> PROMPT
Look at the data below and print exactly the lines from its first line through the line with "plt.rcParams['mathtext.default'] = 'regular'"; the pictures stay out of the copy.

> GIVEN MATERIAL
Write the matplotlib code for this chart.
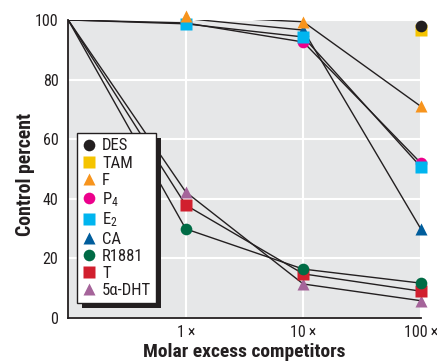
import numpy as np
import matplotlib.pyplot as plt
from matplotlib.patches import Rectangle

plt.rcParams['font.family'] = ['Roboto Condensed', 'Liberation Sans Narrow', 'Archivo Narrow', 'DejaVu Sans']
plt.rcParams['mathtext.default'] = 'regular'

# dose positions: 0 = no competitor, then 1x, 10x, 100x molar excess
doses = [0, 1, 2, 3]
dose_labels = ["1\u2009\u00d7", "10\u2009\u00d7", "100\u2009\u00d7"]

names = ["DES", "TAM", "F", "P$_4$", "E$_2$", "CA", "R1881", "T", "5\u03b1-DHT"]
colors = ["#231f20", "#f5c400", "#f7941d", "#ec008c", "#00b5ef",
          "#005d9c", "#006b45", "#d11f2e", "#a5649a"]
markers = ["o", "s", "^", "o", "s", "^", "o", "s", "^"]

# control percent per competitor (None = not measured)
des = [None, None, None, 98.1]
tam = [None, None, None, 96.6]
f = [100, 101.3, 99.4, 71]
p4 = [100, 99.0, 92.6, 52]
e2 = [100, 98.7, 94.3, 50.7]
ca = [100, 100.5, 96.6, 29.9]
r1881 = [100, 29.9, 16.4, 11.7]
t = [100, 37.9, 14.8, 9.0]
dht = [100, 42.3, 11.4, 5.8]

series = [des, tam, f, p4, e2, ca, r1881, t, dht]
draw_order = [1, 0, 3, 5, 4, 2, 8, 7, 6]

fig = plt.figure(figsize=(4.37, 3.63), dpi=100)
ax = fig.add_axes([0.156, 0.124, 0.807, 0.821])
ax.set_facecolor("#e6e7e8")

# connecting lines first, markers on top
for vals in series:
    pts = [(x, v) for x, v in zip(doses, vals) if v is not None]
    if len(pts) > 1:
        xs, ys = zip(*pts)
        ax.plot(xs, ys, color="#231f20", lw=1.0, zorder=2)

handles = {}
for i in draw_order:
    pts = [(x, v) for x, v in zip(doses, series[i]) if v is not None and x > 0]
    xs, ys = zip(*pts)
    h, = ax.plot(xs, ys, ls="none", marker=markers[i], color=colors[i],
                 ms=8.4 if markers[i] != "^" else 9, mec="none",
                 clip_on=False, zorder=3)
    handles[i] = h

ax.set_xlim(0, 3)
ax.set_ylim(0, 100)
ax.set_xticks([1, 2, 3])
ax.set_xticklabels(dose_labels, fontsize=11.5, color="#231f20")
ax.set_yticks([0, 20, 40, 60, 80, 100])
ax.set_yticklabels(["0", "20", "40", "60", "80", "100"], fontsize=11.5, color="#231f20")
ax.tick_params(axis="y", length=0, pad=7)
ax.tick_params(axis="x", length=0, pad=5)
ax.grid(True, color="white", lw=1.5)
ax.set_axisbelow(True)
for side in ["top", "right"]:
    ax.spines[side].set_visible(False)
for side in ["left", "bottom"]:
    ax.spines[side].set_color("#231f20")
    ax.spines[side].set_linewidth(1.3)

ax.set_ylabel("Control percent", fontsize=14.2, fontweight="bold", color="#231f20")
ax.set_xlabel("Molar excess competitors", fontsize=14, fontweight="bold", color="#231f20")
ax.yaxis.set_label_coords(-0.095, 0.483)
ax.xaxis.set_label_coords(0.5, -0.085)

leg = ax.legend([handles[i] for i in range(9)], names, loc="lower left",
                bbox_to_anchor=(0.0255, 0.05), fontsize=12, frameon=True,
                fancybox=False, framealpha=1, borderpad=0.3, labelspacing=0.13,
                handlelength=0.8, handletextpad=0.4, borderaxespad=0)
leg.get_frame().set_edgecolor("#231f20")
leg.get_frame().set_linewidth(1.0)
leg.get_frame().set_facecolor("white")
for txt in leg.get_texts():
    txt.set_color("#231f20")
leg.set_zorder(5)

# black drop shadow behind the legend box
fig.canvas.draw()
bb = leg.get_frame().get_window_extent()
shadow = Rectangle((bb.x0 + 5, bb.y0 - 5), bb.width, bb.height,
                   transform=None, facecolor="#231f20", edgecolor="none", zorder=4)
ax.add_artist(shadow)

fig.savefig("out.png", dpi=100)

> TASK RESPONSE
Write the matplotlib code for this chart.
import numpy as np
import matplotlib.pyplot as plt
from matplotlib.patches import Rectangle

plt.rcParams['font.family'] = ['Roboto Condensed', 'Liberation Sans Narrow', 'Archivo Narrow', 'DejaVu Sans']
plt.rcParams['mathtext.default'] = 'regular'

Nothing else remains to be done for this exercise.